Là où l'affaire se corse pour SEIU, c'est que sa crédibilité s'effrite de jour en jour à coups de scandales retentissants. Très proche du parti démocrate
, SEIU aurait ainsi permis à certains démocrates de remporter des élections de manière frauduleuse. Le sénateur du Nevada, Harry Reid, est ainsi soupçonné d'avoir remporté, le 2 novembre dernier, son siège grâce à des membres de SEIU en charge des machines à voter. Lors des élections de mi-mandat, plusieurs électeurs du Nevada se sont plaints des machines qui sélectionnaient automatiquement le nom de M. Reid. Curieusement, les techniciens qui avaient programmé et préparé ces machines sont connus pour être des membres de SEIU, et de fervents supporters du parti démocrate et de son représentant local, Harry Reid.

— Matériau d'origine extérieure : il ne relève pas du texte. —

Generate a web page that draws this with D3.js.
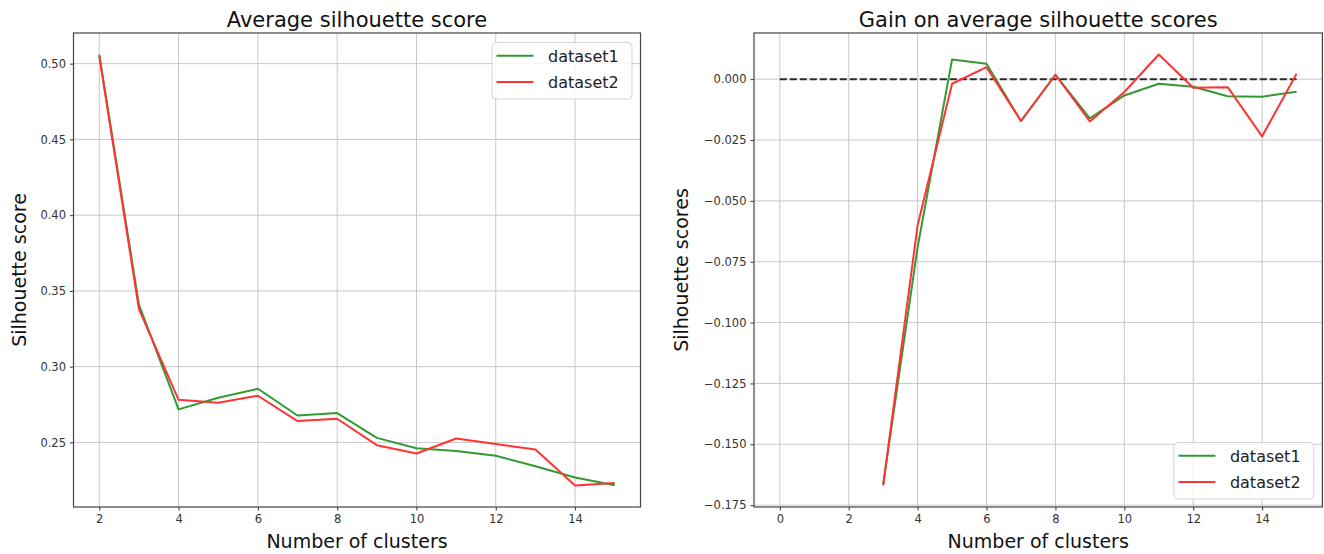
<!DOCTYPE html>
<html>
<head>
<meta charset="utf-8">
<script src="https://cdn.jsdelivr.net/npm/d3@7"></script>
<style>
  body { margin: 0; background: #fff; }
  svg { font-family: "DejaVu Sans", sans-serif; }
  .tick text { fill: #333; font-size: 11.5px; }
  .grid line { stroke: #c8c8c8; stroke-width: 1; }
</style>
</head>
<body>
<script>
// number of clusters
var clusters = [2, 3, 4, 5, 6, 7, 8, 9, 10, 11, 12, 13, 14, 15];
var gainClusters = [3, 4, 5, 6, 7, 8, 9, 10, 11, 12, 13, 14, 15];

// average silhouette score
var score1 = [0.506, 0.341, 0.2718, 0.2795, 0.2854, 0.2678, 0.2694, 0.253, 0.2462, 0.2443, 0.2412, 0.2343, 0.2269, 0.2218];
var score2 = [0.505, 0.338, 0.2781, 0.2762, 0.2808, 0.2641, 0.2656, 0.2482, 0.2427, 0.2526, 0.2489, 0.2454, 0.2216, 0.2233];

// gain on average silhouette scores
var gain1 = [-0.1665, -0.069, 0.0081, 0.0063, -0.0172, 0.0018, -0.0161, -0.0067, -0.0019, -0.0031, -0.0070, -0.0072, -0.0052];
var gain2 = [-0.1669, -0.060, -0.0019, 0.0049, -0.0172, 0.0018, -0.0174, -0.0053, 0.0101, -0.0035, -0.0033, -0.0235, 0.0022];

// reference line for the gain plot
var baseline = [0, 15];

// tick labels
var xTicksLeft = [2, 4, 6, 8, 10, 12, 14];
var yTicksLeft = [0.25, 0.30, 0.35, 0.40, 0.45, 0.50];
var xTicksRight = [0, 2, 4, 6, 8, 10, 12, 14];
var yTicksRight = [-0.175, -0.150, -0.125, -0.100, -0.075, -0.050, -0.025, 0.000];

var seriesNames = ["dataset1", "dataset2"];
var seriesColors = ["#339933", "#ff3333"];

var svgWidth = 1324, svgHeight = 554;
var plotTop = 33, plotBottom = 507;

var svg = d3.select("body").append("svg")
    .attr("width", svgWidth)
    .attr("height", svgHeight);

// matplotlib style padding of 5% on each side
function padded(ext) {
    var m = (ext[1] - ext[0]) * 0.05;
    return [ext[0] - m, ext[1] + m];
}

function drawPanel(p) {
    var x = d3.scaleLinear().domain(padded(p.xExtent)).range([p.left, p.right]);
    var y = d3.scaleLinear().domain(padded(p.yExtent)).range([plotBottom, plotTop]);

    // grid
    svg.append("g").attr("class", "grid")
        .selectAll("line").data(p.xTicks).enter().append("line")
        .attr("x1", d => x(d)).attr("x2", d => x(d))
        .attr("y1", plotTop).attr("y2", plotBottom);
    svg.append("g").attr("class", "grid")
        .selectAll("line").data(p.yTicks).enter().append("line")
        .attr("x1", p.left).attr("x2", p.right)
        .attr("y1", d => y(d)).attr("y2", d => y(d));

    // axes
    var xAxis = d3.axisBottom(x).tickValues(p.xTicks).tickSize(3.5).tickPadding(4).tickFormat(d3.format("d"));
    var yAxis = d3.axisLeft(y).tickValues(p.yTicks).tickSize(3.5).tickPadding(4).tickFormat(d3.format(p.yFormat));
    var gx = svg.append("g").attr("transform", "translate(0," + plotBottom + ")").call(xAxis);
    var gy = svg.append("g").attr("transform", "translate(" + p.left + ",0)").call(yAxis);
    [gx, gy].forEach(g => {
        g.select(".domain").remove();
        g.selectAll(".tick line").attr("stroke", "#333");
        g.selectAll(".tick text").attr("font-family", "DejaVu Sans");
    });

    // frame
    svg.append("rect")
        .attr("x", p.left).attr("y", plotTop)
        .attr("width", p.right - p.left).attr("height", plotBottom - plotTop)
        .attr("fill", "none").attr("stroke", "#444").attr("stroke-width", 1.2);

    if (p.dashed) {
        svg.append("line")
            .attr("x1", x(p.dashed[0])).attr("x2", x(p.dashed[1]))
            .attr("y1", y(0)).attr("y2", y(0))
            .attr("stroke", "#000").attr("stroke-opacity", 0.8)
            .attr("stroke-width", 2).attr("stroke-dasharray", "7,3");
    }

    var line = d3.line().x(d => x(d[0])).y(d => y(d[1]));
    p.series.forEach((s, i) => {
        svg.append("path")
            .datum(p.xs.map((c, j) => [c, s[j]]))
            .attr("d", line)
            .attr("fill", "none")
            .attr("stroke", seriesColors[i])
            .attr("stroke-width", 2)
            .attr("stroke-linejoin", "round");
    });

    // titles
    svg.append("text")
        .attr("x", (p.left + p.right) / 2).attr("y", 27)
        .attr("text-anchor", "middle").attr("font-size", 21).attr("fill", "#111")
        .text(p.title);
    svg.append("text")
        .attr("x", (p.left + p.right) / 2).attr("y", 548)
        .attr("text-anchor", "middle").attr("font-size", 19).attr("fill", "#111")
        .text("Number of clusters");
    svg.append("text")
        .attr("transform", "translate(" + p.ylabelX + "," + ((plotTop + plotBottom) / 2) + ") rotate(-90)")
        .attr("text-anchor", "middle").attr("font-size", 19).attr("fill", "#111")
        .text(p.ylabel);

    // legend
    var lw = 140, lh = 56.5;
    var lx = p.right - 8.5 - lw;
    var ly = p.legendTop ? plotTop + 9.5 : plotBottom - 8 - lh;
    var lg = svg.append("g").attr("transform", "translate(" + lx + "," + ly + ")");
    lg.append("rect")
        .attr("width", lw).attr("height", lh).attr("rx", 4)
        .attr("fill", "#fff").attr("fill-opacity", 0.8)
        .attr("stroke", "#d5d5d5");
    seriesNames.forEach((n, i) => {
        var cy = 13.3 + i * 26.3;
        lg.append("line")
            .attr("x1", 4.5).attr("x2", 41.5).attr("y1", cy).attr("y2", cy)
            .attr("stroke", seriesColors[i]).attr("stroke-width", 2);
        lg.append("text")
            .attr("x", 56).attr("y", cy + 6)
            .attr("font-size", 16).attr("fill", "#222")
            .text(n);
    });
}

drawPanel({
    left: 73.5, right: 640.5,
    xs: clusters, series: [score1, score2],
    xExtent: d3.extent(clusters),
    yExtent: d3.extent(score1.concat(score2)),
    xTicks: xTicksLeft, yTicks: yTicksLeft, yFormat: ".2f",
    title: "Average silhouette score", ylabel: "Silhouette score", ylabelX: 26,
    legendTop: true
});

drawPanel({
    left: 754, right: 1322.4,
    xs: gainClusters, series: [gain1, gain2],
    xExtent: d3.extent(baseline.concat(gainClusters)),
    yExtent: d3.extent(gain1.concat(gain2)),
    xTicks: xTicksRight, yTicks: yTicksRight, yFormat: ".3f",
    title: "Gain on average silhouette scores", ylabel: "Silhouette scores", ylabelX: 688,
    legendTop: false, dashed: baseline
});
</script>
</body>
</html>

Michael C. Behrent, historien américain et enseignant à Appalachian State University en Caroline du Nord, décrit à Mediapart la mauvaise image du syndicat en Amérique du Nord. «
Les tactiques poursuivies par SEIU et son ancien patron, Andy Stern, sont controversées. Ce dernier a fait de l'augmentation des registres de cotisants son but privilégié, reléguant les revendications des salariés.» Ainsi, Andy Stern et SEIU ont toujours critiqué le secteur des fonds de pension. Mais aujourd'hui, l'ancien chef de SEIU travaille pour l'actionnaire d'une entreprise pharmaceutique, et s'est vu offrir 25.000 stock-options pour ses loyaux services.

En janvier 2009, le syndicat a même été reconnu coupable par un juge fédéral de tentative de
s'accaparer les fonds d'un syndicat rival, le United Healthcare Workers. Outrés par ces pratiques, certains adhérents ont entamé une procédure collective afin de se désaffilier de SEIU. La direction de Sodexo a donc beau jeu de critiquer ce syndicat. Ce qui ne l'exonère pas pour autant de ses propres responsabilités. Et là, la direction est beaucoup plus discrète.